Several groups of initial cracks of different shapes with an initial shape ratio of 1 and a depth, a₀, of 0.3, 0.5, 0.8, 1, and 2mm are added to the weld position of the conical-cylindrical shell for crack propagation analysis. According to the crack propagation results in FRANC3D, the shape ratio variation trend of each crack propagation step is obtained, as shown in Figure 11. According to the results of each step from the initial crack to the critical size, the shape changes of the crack front under each step are summarized. Figure 12 is a schematic diagram of crack shape evolution, with an initial shape ratio of 1 and a depth of 1 mm, where the green is the initial crack shape, and the black is the shape when the crack depth expands to 2.07 mm and 2.92 mm, respectively. The red is the final shape when the crack propagates to the failure depth of the conical-cylindrical shell.

Figure 11 shows that when the initial cracks of different sizes, Y₀ = 1, expands at the cone-column junction, the shape ratio decreases continuously and then gradually becomes flat. When the surface crack propagates to the critical size of the submarine cone-column joint model, the shape ratio is stable at about 0.85. It shows that in this process, the crack propagation velocity in the depth direction is lower than that on both sides.

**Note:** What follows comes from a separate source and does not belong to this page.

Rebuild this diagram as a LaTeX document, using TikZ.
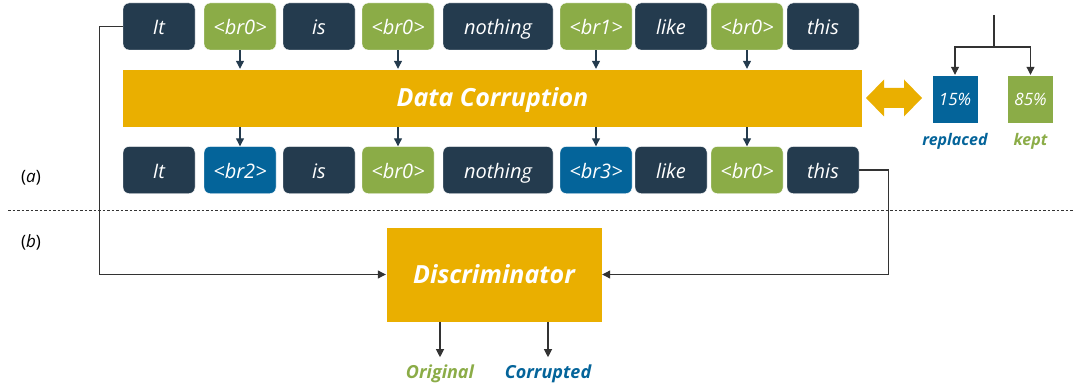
\documentclass[tikz,border=0pt]{standalone}
\usepackage{fontspec}
\setmainfont{Open Sans}
\usetikzlibrary{shapes.arrows, positioning, arrows.meta}
\definecolor{tokDark}{HTML}{243B4E}
\definecolor{tokGreen}{HTML}{8BAC47}
\definecolor{tokBlue}{HTML}{04649A}
\definecolor{barGold}{HTML}{EAAF00}
\definecolor{lineGray}{HTML}{333333}

\begin{document}
\begin{tikzpicture}[x=1pt,y=-1pt,
      tok/.style={rounded corners=6pt,draw=white,thin,inner sep=0pt,minimum height=47pt,
        minimum width=72pt,text=white,text height=16pt,text depth=0pt,
        font=\fontsize{20}{24}\selectfont\itshape},
      word/.style={tok,fill=tokDark},
      brkept/.style={tok,fill=tokGreen},
      brrepl/.style={tok,fill=tokBlue},
      block/.style={fill=barGold,draw=white,thin,inner sep=0pt,text=white,
        text height=18pt,text depth=0pt,font=\fontsize{25}{28}\selectfont\bfseries\itshape},
      share/.style={draw=white,thin,inner sep=0pt,minimum width=46pt,minimum height=48pt,
        text=white,font=\fontsize{17}{20}\selectfont\itshape},
      lab/.style={inner sep=0pt,font=\fontsize{18}{21}\selectfont\bfseries\itshape},
      tokedge/.style={-{Triangle[width=8pt,length=8pt]},line width=1.2pt,draw=tokDark},
      conn/.style={-{Triangle[width=8pt,length=8pt]},line width=1.1pt,draw=lineGray},
      >=Triangle
    ]
    \useasboundingbox (0,0) rectangle (1073,385);
    % input sentence
    \node[word]   (t0) at (159,26.5) {It};
    \node[brkept] (t1) at (240,26.5) {<br0>};
    \node[word]   (t2) at (319,26.5) {is};
    \node[brkept] (t3) at (398,26.5) {<br0>};
    \node[word,minimum width=110pt] (t4) at (498,26.5) {nothing};
    \node[brkept] (t5) at (596,26.5) {<br1>};
    \node[word]   (t6) at (671,26.5) {like};
    \node[brkept] (t7) at (747,26.5) {<br0>};
    \node[word]   (t8) at (823,26.5) {this};
    \node[block,minimum width=740pt,minimum height=58pt] (corrupt) at (492.5,98) {Data Corruption};
    % corrupted sentence
    \node[word]   (b0) at (159,170) {It};
    \node[brrepl] (b1) at (240,170) {<br2>};
    \node[word]   (b2) at (319,170) {is};
    \node[brkept] (b3) at (398,170) {<br0>};
    \node[word,minimum width=110pt] (b4) at (498,170) {nothing};
    \node[brrepl] (b5) at (596,170) {<br3>};
    \node[word]   (b6) at (671,170) {like};
    \node[brkept] (b7) at (747,170) {<br0>};
    \node[word]   (b8) at (823,170) {this};
    \foreach \i in {1,3,5,7}{
      \draw[tokedge] (t\i) -- (t\i |- corrupt.north);
      \draw[tokedge] (corrupt.south -| b\i) -- (b\i);
    }
    % replacement ratio
    \fill[barGold] (866,98) -- (884,79.5) -- (884,88) -- (904,88) -- (904,79.5) -- (922,98)
      -- (904,116.5) -- (904,108) -- (884,108) -- (884,116.5) -- cycle;
    \node[share,fill=tokBlue]  (rep)  at (955,99)  {15\%};
    \node[share,fill=tokGreen] (keep) at (1030.5,99) {85\%};
    \node[lab,text=tokBlue,below=10pt of rep,font=\fontsize{16}{19}\selectfont\bfseries\itshape] (replab) {replaced};
    \node[lab,text=tokGreen,below=10pt of keep,font=\fontsize{16}{19}\selectfont\bfseries\itshape] (keeplab) {kept};
    \coordinate (split) at (994,15);
    \coordinate (fork) at (994,47);
    \draw[line width=1.1pt,draw=lineGray] (split) -- (fork);
    \draw[conn] (fork) -| (rep.north);
    \draw[conn] (fork) -| (keep.north);
    % separator
    \draw[dashed,dash pattern=on 2.5pt off 2pt,line width=0.9pt,draw=lineGray] (8,210) -- (1073,210);
    \node[font=\fontsize{17}{20}\selectfont] (parta) at (31,178) {(\textit{a})};
    \node[font=\fontsize{17}{20}\selectfont] (partb) at (31,242) {(\textit{b})};
    % discriminator
    \node[block,text height=17pt,minimum width=216pt,minimum height=95pt] (disc) at (494,274.5) {Discriminator};
    \draw[conn] (t0.west) -- ++(-23,0) |- (disc.west);
    \draw[conn] (b8.east) -- ++(29,0) |- (disc.east);
    \node[lab,text=tokGreen] (orig) at (440,374) {Original};
    \node[lab,text=tokBlue]  (corr) at (548,374) {Corrupted};
    \draw[conn] (disc.south -| orig) -- ++(0,35);
    \draw[conn] (disc.south -| corr) -- ++(0,35);
  \end{tikzpicture}
\end{document}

Figure 13 shows the a-N curve of crack propagation under different initial depths. In the early stage of propagation, the crack does not change significantly along the depth direction, but then increases rapidly. However, the larger sized crack cannot be ignored compared to the failure thickness of the conical-cylindrical shell; the larger crack causes structural failure in the process of growing faster, and the fatigue life is relatively low.

Table 4. Fatigue life of conical-cylindrical shell with different initial depths.

	Initial Crack Depth a0 (mm)
	0.3	0.5	0.8	1	2
2c (mm)	9.31	9.29	9.30	9.33	9.34
Y	0.859	0.861	0.860	0.857	0.856
N (cycle)	898,114	685,470	507,892	429,121	207,893

shows the fatigue life calculation results of initial cracks at different depths when the shape ratio is 1. The larger the crack size of conical-cylindrical shell, the lower its fatigue life. The pressure shell fatigue life is about 207,893 times when a₀ is 2, and 898,114 times when a₀ is 0.3, which is 4.3 times longer than when a₀ is 2 and 1.3 times longer than when a₀ = 0.5mm. At this time, the fatigue life of conical-cylindrical shells is negatively correlated with the change of crack depth.

5. Conclusions

In this paper, based on the structural model of the cone column joint in the submarine pressure structure, several groups of cracks with varying sizes underwent a propagation examination, and the influence of different cracks on the fatigue life of conical-cylindrical shells is calculated. The following conclusions are reached.

(1)

When the initial crack with the same depth is introduced, the stress intensity factor is in direct proportion to the size change of the crack length direction. When the initial crack shape ratio is constant, the greater the crack depth, and the greater the stress intensity factor.

(2)

In the process of continuous crack propagation of the conical-cylindrical shell, the shape of the crack surface changes continuously. Multi-group crack propagation simulations show that when a crack with different sizes extends to a critical size for the thickness of the conical-cylindrical shell, its shape ratio is stable at 0.85.

(3)

When the initial crack depth is the same, cracks with a smaller shape ratio have a longer crack surface, and the greater the influence on the fatigue life of the conical-cylindrical shell. When the shape ratio is the same, the larger the crack depth direction, and the lower the life of the conical-cylindrical shell.

(4)

In the process of initial cracks of different sizes growing to a critical size, the rate changes slowly at the beginning. When the critical size is approached gradually, the speed increases significantly.